YOUR INSTRUCTIONS:
Copy the lines of the data below exactly, starting at the first and stopping after the line that contains "generations = list(range(100))"; include no pictures.
_ _ _ _
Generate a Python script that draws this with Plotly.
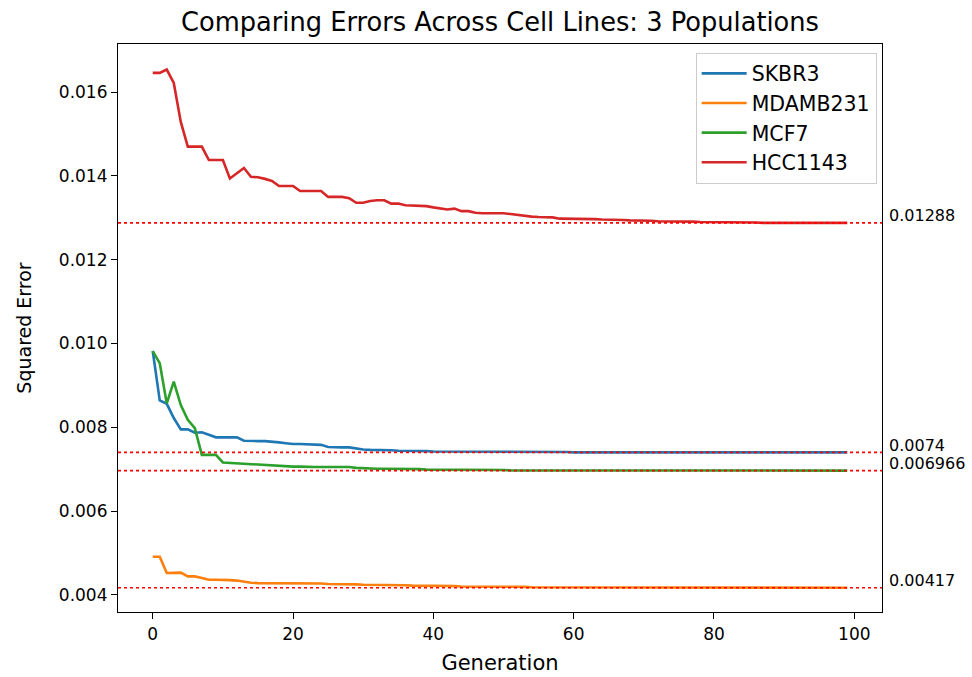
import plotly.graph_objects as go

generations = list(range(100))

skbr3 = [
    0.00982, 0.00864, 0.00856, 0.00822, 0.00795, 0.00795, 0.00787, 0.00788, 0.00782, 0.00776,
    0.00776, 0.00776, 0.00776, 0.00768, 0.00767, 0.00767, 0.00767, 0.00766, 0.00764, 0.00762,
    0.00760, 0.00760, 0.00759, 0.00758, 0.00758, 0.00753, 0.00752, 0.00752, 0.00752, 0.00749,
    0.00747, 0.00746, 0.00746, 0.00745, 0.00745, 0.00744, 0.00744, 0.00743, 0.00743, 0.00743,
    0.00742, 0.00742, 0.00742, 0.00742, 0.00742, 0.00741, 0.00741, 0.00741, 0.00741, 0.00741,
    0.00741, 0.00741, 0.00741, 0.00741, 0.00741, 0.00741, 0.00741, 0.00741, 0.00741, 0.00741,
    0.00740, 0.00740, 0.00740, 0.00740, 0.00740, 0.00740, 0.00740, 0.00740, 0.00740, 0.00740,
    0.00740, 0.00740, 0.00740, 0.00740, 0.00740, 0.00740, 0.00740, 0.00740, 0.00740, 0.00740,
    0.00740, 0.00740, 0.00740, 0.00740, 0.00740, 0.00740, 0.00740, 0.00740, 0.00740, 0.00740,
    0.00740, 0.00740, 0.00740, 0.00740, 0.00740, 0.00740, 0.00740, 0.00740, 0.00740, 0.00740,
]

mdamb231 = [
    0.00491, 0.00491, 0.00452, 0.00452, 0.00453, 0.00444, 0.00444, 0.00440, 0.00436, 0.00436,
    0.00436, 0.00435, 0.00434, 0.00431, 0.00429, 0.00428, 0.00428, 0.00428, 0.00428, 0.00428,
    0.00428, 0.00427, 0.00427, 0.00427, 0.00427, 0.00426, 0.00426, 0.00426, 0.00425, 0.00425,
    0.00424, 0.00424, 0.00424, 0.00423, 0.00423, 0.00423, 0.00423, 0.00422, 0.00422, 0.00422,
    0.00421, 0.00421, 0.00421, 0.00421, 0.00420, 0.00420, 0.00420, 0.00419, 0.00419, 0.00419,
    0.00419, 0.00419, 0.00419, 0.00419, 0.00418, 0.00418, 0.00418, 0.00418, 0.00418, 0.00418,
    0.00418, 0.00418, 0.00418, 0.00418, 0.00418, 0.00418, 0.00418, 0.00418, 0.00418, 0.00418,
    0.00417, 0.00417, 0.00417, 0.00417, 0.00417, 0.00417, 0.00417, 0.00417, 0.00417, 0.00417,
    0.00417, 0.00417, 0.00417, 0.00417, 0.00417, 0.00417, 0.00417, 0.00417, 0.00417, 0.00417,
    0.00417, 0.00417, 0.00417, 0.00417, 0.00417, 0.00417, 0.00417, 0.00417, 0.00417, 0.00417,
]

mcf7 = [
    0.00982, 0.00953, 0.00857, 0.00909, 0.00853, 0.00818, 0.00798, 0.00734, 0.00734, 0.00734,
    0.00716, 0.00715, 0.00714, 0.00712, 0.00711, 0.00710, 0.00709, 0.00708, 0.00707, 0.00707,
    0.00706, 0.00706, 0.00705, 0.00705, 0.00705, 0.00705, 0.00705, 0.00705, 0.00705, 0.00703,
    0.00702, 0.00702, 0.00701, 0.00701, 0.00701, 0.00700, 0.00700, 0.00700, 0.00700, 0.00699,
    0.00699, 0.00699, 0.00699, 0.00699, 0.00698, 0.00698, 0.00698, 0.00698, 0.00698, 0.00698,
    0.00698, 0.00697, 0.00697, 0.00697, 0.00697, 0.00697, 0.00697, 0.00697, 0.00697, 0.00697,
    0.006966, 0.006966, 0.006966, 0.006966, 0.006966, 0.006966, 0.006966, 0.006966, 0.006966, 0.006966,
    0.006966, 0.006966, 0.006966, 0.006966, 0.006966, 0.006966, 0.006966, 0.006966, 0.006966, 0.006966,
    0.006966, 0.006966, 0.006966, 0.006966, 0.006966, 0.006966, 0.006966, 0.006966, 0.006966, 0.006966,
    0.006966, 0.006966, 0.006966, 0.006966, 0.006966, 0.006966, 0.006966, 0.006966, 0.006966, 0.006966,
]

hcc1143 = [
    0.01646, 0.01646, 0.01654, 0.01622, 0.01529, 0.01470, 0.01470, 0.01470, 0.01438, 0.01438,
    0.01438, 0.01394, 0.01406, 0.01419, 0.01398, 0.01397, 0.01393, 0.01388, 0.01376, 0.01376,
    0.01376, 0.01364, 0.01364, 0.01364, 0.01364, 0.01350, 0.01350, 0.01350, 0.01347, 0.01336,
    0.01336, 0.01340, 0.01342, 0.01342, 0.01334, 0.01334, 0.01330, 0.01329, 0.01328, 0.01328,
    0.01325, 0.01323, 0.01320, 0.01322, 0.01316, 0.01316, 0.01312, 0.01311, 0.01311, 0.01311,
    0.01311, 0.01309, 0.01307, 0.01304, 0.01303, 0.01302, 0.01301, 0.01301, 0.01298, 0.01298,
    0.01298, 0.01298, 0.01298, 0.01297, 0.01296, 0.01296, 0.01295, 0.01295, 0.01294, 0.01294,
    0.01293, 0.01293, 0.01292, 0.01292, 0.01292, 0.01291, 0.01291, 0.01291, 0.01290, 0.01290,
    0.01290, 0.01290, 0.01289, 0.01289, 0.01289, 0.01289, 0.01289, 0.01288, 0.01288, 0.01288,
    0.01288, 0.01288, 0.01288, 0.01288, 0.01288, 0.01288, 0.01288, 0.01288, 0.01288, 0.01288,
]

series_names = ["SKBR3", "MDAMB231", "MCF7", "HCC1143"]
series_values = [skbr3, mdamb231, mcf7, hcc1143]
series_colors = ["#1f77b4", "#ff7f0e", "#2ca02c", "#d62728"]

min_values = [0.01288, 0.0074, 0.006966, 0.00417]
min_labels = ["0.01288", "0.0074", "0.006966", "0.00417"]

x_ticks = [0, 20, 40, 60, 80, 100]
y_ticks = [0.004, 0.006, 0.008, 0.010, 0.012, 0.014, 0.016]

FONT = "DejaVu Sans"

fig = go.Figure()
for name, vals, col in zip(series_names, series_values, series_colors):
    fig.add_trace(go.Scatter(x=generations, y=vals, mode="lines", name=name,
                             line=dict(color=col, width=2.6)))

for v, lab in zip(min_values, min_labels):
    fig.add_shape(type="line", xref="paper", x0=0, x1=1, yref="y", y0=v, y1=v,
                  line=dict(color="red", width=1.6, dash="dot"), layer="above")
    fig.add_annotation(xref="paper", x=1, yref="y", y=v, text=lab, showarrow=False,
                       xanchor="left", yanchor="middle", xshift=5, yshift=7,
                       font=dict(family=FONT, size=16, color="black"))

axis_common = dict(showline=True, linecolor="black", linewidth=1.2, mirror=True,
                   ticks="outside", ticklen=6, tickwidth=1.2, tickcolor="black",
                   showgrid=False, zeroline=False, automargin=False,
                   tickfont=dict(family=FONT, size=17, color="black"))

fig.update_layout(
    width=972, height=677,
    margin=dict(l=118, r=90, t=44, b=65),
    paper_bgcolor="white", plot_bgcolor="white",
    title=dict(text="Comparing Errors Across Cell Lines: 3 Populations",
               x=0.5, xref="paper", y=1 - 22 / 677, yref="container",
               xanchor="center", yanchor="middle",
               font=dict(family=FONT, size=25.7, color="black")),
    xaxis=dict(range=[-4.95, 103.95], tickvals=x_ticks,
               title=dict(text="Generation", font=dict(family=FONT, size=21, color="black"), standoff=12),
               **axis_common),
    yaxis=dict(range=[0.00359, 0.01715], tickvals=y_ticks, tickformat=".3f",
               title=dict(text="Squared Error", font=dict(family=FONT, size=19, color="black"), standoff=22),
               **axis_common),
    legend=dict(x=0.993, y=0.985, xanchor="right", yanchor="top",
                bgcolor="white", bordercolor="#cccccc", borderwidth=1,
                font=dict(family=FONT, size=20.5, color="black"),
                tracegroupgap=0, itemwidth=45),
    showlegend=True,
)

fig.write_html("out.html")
_ _ _ _
PROBLEM SOLUTION:
Generate a Python script that draws this with Plotly.
import plotly.graph_objects as go

generations = list(range(100))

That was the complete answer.